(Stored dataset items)
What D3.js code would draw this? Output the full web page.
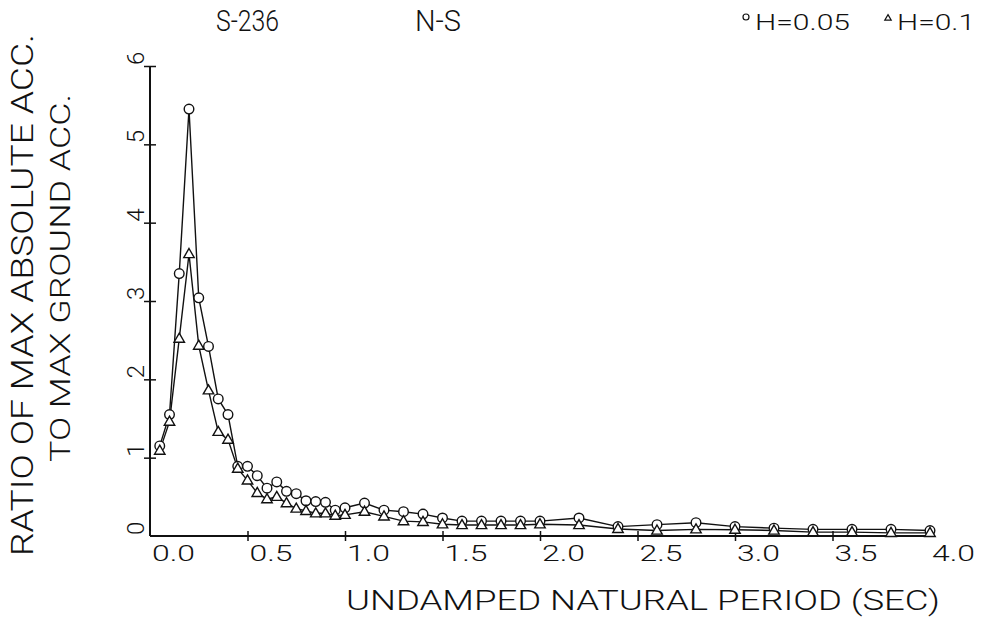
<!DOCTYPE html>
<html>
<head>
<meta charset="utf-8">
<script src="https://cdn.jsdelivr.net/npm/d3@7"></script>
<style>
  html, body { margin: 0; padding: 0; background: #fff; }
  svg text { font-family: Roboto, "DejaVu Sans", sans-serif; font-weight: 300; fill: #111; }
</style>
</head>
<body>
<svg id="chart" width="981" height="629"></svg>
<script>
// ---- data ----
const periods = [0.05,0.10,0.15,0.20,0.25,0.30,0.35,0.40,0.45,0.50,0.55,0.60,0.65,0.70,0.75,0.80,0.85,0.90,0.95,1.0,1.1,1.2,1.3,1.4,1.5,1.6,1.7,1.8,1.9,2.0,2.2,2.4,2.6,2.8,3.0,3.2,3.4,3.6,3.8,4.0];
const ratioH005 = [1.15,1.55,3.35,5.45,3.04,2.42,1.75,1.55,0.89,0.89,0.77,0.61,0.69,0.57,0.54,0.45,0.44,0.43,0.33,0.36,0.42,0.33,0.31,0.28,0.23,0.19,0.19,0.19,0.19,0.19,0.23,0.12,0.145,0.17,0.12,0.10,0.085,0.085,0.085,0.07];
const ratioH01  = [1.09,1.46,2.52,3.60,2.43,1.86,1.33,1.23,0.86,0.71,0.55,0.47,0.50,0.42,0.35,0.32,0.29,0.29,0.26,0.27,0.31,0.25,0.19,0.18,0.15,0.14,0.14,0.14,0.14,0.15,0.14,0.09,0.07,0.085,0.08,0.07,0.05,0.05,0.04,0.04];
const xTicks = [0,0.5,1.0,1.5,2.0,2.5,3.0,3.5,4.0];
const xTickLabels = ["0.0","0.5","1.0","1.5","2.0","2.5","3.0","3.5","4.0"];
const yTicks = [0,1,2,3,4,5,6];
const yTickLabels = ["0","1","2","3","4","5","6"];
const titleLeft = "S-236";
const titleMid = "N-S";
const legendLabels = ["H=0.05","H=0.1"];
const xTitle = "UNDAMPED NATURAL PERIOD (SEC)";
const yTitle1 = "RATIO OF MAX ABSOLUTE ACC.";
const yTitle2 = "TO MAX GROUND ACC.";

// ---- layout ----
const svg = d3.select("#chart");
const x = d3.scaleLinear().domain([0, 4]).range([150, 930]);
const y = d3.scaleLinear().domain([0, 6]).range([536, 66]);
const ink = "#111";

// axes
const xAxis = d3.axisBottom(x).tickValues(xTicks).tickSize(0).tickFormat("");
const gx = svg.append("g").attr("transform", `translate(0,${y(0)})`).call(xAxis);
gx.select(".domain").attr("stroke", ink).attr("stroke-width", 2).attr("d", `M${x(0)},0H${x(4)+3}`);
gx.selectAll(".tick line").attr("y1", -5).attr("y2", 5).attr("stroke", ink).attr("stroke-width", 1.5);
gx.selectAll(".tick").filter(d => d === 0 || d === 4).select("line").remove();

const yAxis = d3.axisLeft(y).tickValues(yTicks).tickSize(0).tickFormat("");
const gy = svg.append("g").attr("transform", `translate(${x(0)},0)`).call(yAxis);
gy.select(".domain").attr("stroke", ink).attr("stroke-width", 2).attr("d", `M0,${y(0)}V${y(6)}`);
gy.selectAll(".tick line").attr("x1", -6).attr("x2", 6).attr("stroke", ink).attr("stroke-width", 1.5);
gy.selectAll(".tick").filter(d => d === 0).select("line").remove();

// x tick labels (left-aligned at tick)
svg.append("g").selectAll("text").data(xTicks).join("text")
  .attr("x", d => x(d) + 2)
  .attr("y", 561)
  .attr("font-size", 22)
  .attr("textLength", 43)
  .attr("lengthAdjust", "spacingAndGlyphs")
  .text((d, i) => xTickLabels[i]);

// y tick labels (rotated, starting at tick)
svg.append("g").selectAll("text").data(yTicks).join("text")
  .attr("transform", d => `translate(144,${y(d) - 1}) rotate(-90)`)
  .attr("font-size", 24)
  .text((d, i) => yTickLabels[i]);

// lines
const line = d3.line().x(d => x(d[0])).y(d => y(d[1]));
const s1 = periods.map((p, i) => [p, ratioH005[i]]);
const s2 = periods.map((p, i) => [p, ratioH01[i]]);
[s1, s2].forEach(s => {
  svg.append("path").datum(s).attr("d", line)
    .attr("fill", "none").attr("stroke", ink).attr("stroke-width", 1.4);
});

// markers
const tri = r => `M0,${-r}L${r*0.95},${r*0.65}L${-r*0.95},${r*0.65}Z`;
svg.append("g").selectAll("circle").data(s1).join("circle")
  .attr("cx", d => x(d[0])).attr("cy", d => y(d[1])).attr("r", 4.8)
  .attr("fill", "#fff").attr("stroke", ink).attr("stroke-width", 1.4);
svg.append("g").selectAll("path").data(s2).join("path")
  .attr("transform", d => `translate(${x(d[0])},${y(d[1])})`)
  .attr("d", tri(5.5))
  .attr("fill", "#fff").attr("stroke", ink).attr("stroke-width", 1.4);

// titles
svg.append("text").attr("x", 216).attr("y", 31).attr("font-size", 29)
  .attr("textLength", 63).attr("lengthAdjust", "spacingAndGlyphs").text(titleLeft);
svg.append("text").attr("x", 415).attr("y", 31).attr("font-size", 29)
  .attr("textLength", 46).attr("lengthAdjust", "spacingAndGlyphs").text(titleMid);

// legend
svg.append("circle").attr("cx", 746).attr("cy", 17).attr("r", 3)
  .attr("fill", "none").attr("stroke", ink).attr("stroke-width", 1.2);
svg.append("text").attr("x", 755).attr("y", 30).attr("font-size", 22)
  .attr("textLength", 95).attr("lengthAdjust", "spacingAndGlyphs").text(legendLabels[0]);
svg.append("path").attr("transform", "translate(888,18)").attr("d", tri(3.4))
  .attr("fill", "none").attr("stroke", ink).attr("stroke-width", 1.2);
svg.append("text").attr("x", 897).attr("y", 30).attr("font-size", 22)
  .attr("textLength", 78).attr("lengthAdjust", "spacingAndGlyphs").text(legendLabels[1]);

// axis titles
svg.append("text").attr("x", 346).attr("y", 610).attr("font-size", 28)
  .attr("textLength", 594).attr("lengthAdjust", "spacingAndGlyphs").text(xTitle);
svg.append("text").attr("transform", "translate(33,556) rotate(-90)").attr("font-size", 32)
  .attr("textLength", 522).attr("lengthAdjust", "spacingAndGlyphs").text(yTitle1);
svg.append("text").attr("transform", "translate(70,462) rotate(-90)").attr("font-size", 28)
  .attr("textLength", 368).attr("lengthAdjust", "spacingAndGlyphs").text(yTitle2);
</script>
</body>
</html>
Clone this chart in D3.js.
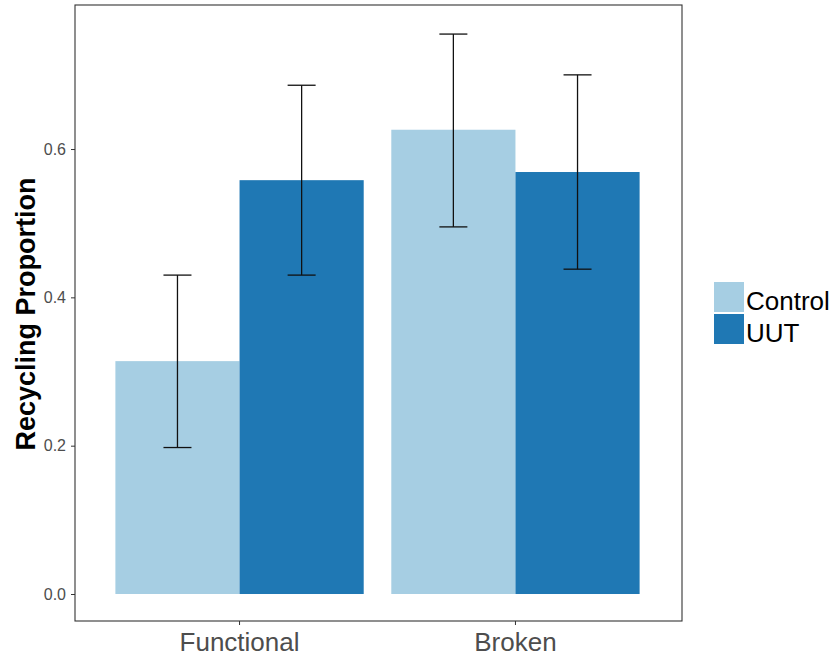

GOAL:
Transcribe the listing in full and omit the pictures.

TASK RESPONSE:
What D3.js code would draw this? Output the full web page.
<!DOCTYPE html>
<html>
<head>
<meta charset="utf-8">
<script src="https://cdn.jsdelivr.net/npm/d3@7"></script>
<style>
  html, body { margin: 0; padding: 0; background: #fff; }
  svg text { font-family: Roboto, "DejaVu Sans", sans-serif; font-weight: 300; fill: #111; }
</style>
</head>
<body>
<svg id="chart" width="981" height="629"></svg>
<script>
// ---- data ----
const periods = [0.05,0.10,0.15,0.20,0.25,0.30,0.35,0.40,0.45,0.50,0.55,0.60,0.65,0.70,0.75,0.80,0.85,0.90,0.95,1.0,1.1,1.2,1.3,1.4,1.5,1.6,1.7,1.8,1.9,2.0,2.2,2.4,2.6,2.8,3.0,3.2,3.4,3.6,3.8,4.0];
const ratioH005 = [1.15,1.55,3.35,5.45,3.04,2.42,1.75,1.55,0.89,0.89,0.77,0.61,0.69,0.57,0.54,0.45,0.44,0.43,0.33,0.36,0.42,0.33,0.31,0.28,0.23,0.19,0.19,0.19,0.19,0.19,0.23,0.12,0.145,0.17,0.12,0.10,0.085,0.085,0.085,0.07];
const ratioH01  = [1.09,1.46,2.52,3.60,2.43,1.86,1.33,1.23,0.86,0.71,0.55,0.47,0.50,0.42,0.35,0.32,0.29,0.29,0.26,0.27,0.31,0.25,0.19,0.18,0.15,0.14,0.14,0.14,0.14,0.15,0.14,0.09,0.07,0.085,0.08,0.07,0.05,0.05,0.04,0.04];
const xTicks = [0,0.5,1.0,1.5,2.0,2.5,3.0,3.5,4.0];
const xTickLabels = ["0.0","0.5","1.0","1.5","2.0","2.5","3.0","3.5","4.0"];
const yTicks = [0,1,2,3,4,5,6];
const yTickLabels = ["0","1","2","3","4","5","6"];
const titleLeft = "S-236";
const titleMid = "N-S";
const legendLabels = ["H=0.05","H=0.1"];
const xTitle = "UNDAMPED NATURAL PERIOD (SEC)";
const yTitle1 = "RATIO OF MAX ABSOLUTE ACC.";
const yTitle2 = "TO MAX GROUND ACC.";

// ---- layout ----
const svg = d3.select("#chart");
const x = d3.scaleLinear().domain([0, 4]).range([150, 930]);
const y = d3.scaleLinear().domain([0, 6]).range([536, 66]);
const ink = "#111";

// axes
const xAxis = d3.axisBottom(x).tickValues(xTicks).tickSize(0).tickFormat("");
const gx = svg.append("g").attr("transform", `translate(0,${y(0)})`).call(xAxis);
gx.select(".domain").attr("stroke", ink).attr("stroke-width", 2).attr("d", `M${x(0)},0H${x(4)+3}`);
gx.selectAll(".tick line").attr("y1", -5).attr("y2", 5).attr("stroke", ink).attr("stroke-width", 1.5);
gx.selectAll(".tick").filter(d => d === 0 || d === 4).select("line").remove();

const yAxis = d3.axisLeft(y).tickValues(yTicks).tickSize(0).tickFormat("");
const gy = svg.append("g").attr("transform", `translate(${x(0)},0)`).call(yAxis);
gy.select(".domain").attr("stroke", ink).attr("stroke-width", 2).attr("d", `M0,${y(0)}V${y(6)}`);
gy.selectAll(".tick line").attr("x1", -6).attr("x2", 6).attr("stroke", ink).attr("stroke-width", 1.5);
gy.selectAll(".tick").filter(d => d === 0).select("line").remove();

// x tick labels (left-aligned at tick)
svg.append("g").selectAll("text").data(xTicks).join("text")
  .attr("x", d => x(d) + 2)
  .attr("y", 561)
  .attr("font-size", 22)
  .attr("textLength", 43)
  .attr("lengthAdjust", "spacingAndGlyphs")
  .text((d, i) => xTickLabels[i]);

// y tick labels (rotated, starting at tick)
svg.append("g").selectAll("text").data(yTicks).join("text")
  .attr("transform", d => `translate(144,${y(d) - 1}) rotate(-90)`)
  .attr("font-size", 24)
  .text((d, i) => yTickLabels[i]);

// lines
const line = d3.line().x(d => x(d[0])).y(d => y(d[1]));
const s1 = periods.map((p, i) => [p, ratioH005[i]]);
const s2 = periods.map((p, i) => [p, ratioH01[i]]);
[s1, s2].forEach(s => {
  svg.append("path").datum(s).attr("d", line)
    .attr("fill", "none").attr("stroke", ink).attr("stroke-width", 1.4);
});

// markers
const tri = r => `M0,${-r}L${r*0.95},${r*0.65}L${-r*0.95},${r*0.65}Z`;
svg.append("g").selectAll("circle").data(s1).join("circle")
  .attr("cx", d => x(d[0])).attr("cy", d => y(d[1])).attr("r", 4.8)
  .attr("fill", "#fff").attr("stroke", ink).attr("stroke-width", 1.4);
svg.append("g").selectAll("path").data(s2).join("path")
  .attr("transform", d => `translate(${x(d[0])},${y(d[1])})`)
  .attr("d", tri(5.5))
  .attr("fill", "#fff").attr("stroke", ink).attr("stroke-width", 1.4);

// titles
svg.append("text").attr("x", 216).attr("y", 31).attr("font-size", 29)
  .attr("textLength", 63).attr("lengthAdjust", "spacingAndGlyphs").text(titleLeft);
svg.append("text").attr("x", 415).attr("y", 31).attr("font-size", 29)
  .attr("textLength", 46).attr("lengthAdjust", "spacingAndGlyphs").text(titleMid);

// legend
svg.append("circle").attr("cx", 746).attr("cy", 17).attr("r", 3)
  .attr("fill", "none").attr("stroke", ink).attr("stroke-width", 1.2);
svg.append("text").attr("x", 755).attr("y", 30).attr("font-size", 22)
  .attr("textLength", 95).attr("lengthAdjust", "spacingAndGlyphs").text(legendLabels[0]);
svg.append("path").attr("transform", "translate(888,18)").attr("d", tri(3.4))
  .attr("fill", "none").attr("stroke", ink).attr("stroke-width", 1.2);
svg.append("text").attr("x", 897).attr("y", 30).attr("font-size", 22)
  .attr("textLength", 78).attr("lengthAdjust", "spacingAndGlyphs").text(legendLabels[1]);

// axis titles
svg.append("text").attr("x", 346).attr("y", 610).attr("font-size", 28)
  .attr("textLength", 594).attr("lengthAdjust", "spacingAndGlyphs").text(xTitle);
svg.append("text").attr("transform", "translate(33,556) rotate(-90)").attr("font-size", 32)
  .attr("textLength", 522).attr("lengthAdjust", "spacingAndGlyphs").text(yTitle1);
svg.append("text").attr("transform", "translate(70,462) rotate(-90)").attr("font-size", 28)
  .attr("textLength", 368).attr("lengthAdjust", "spacingAndGlyphs").text(yTitle2);
</script>
</body>
</html>
Clone this chart in D3.js.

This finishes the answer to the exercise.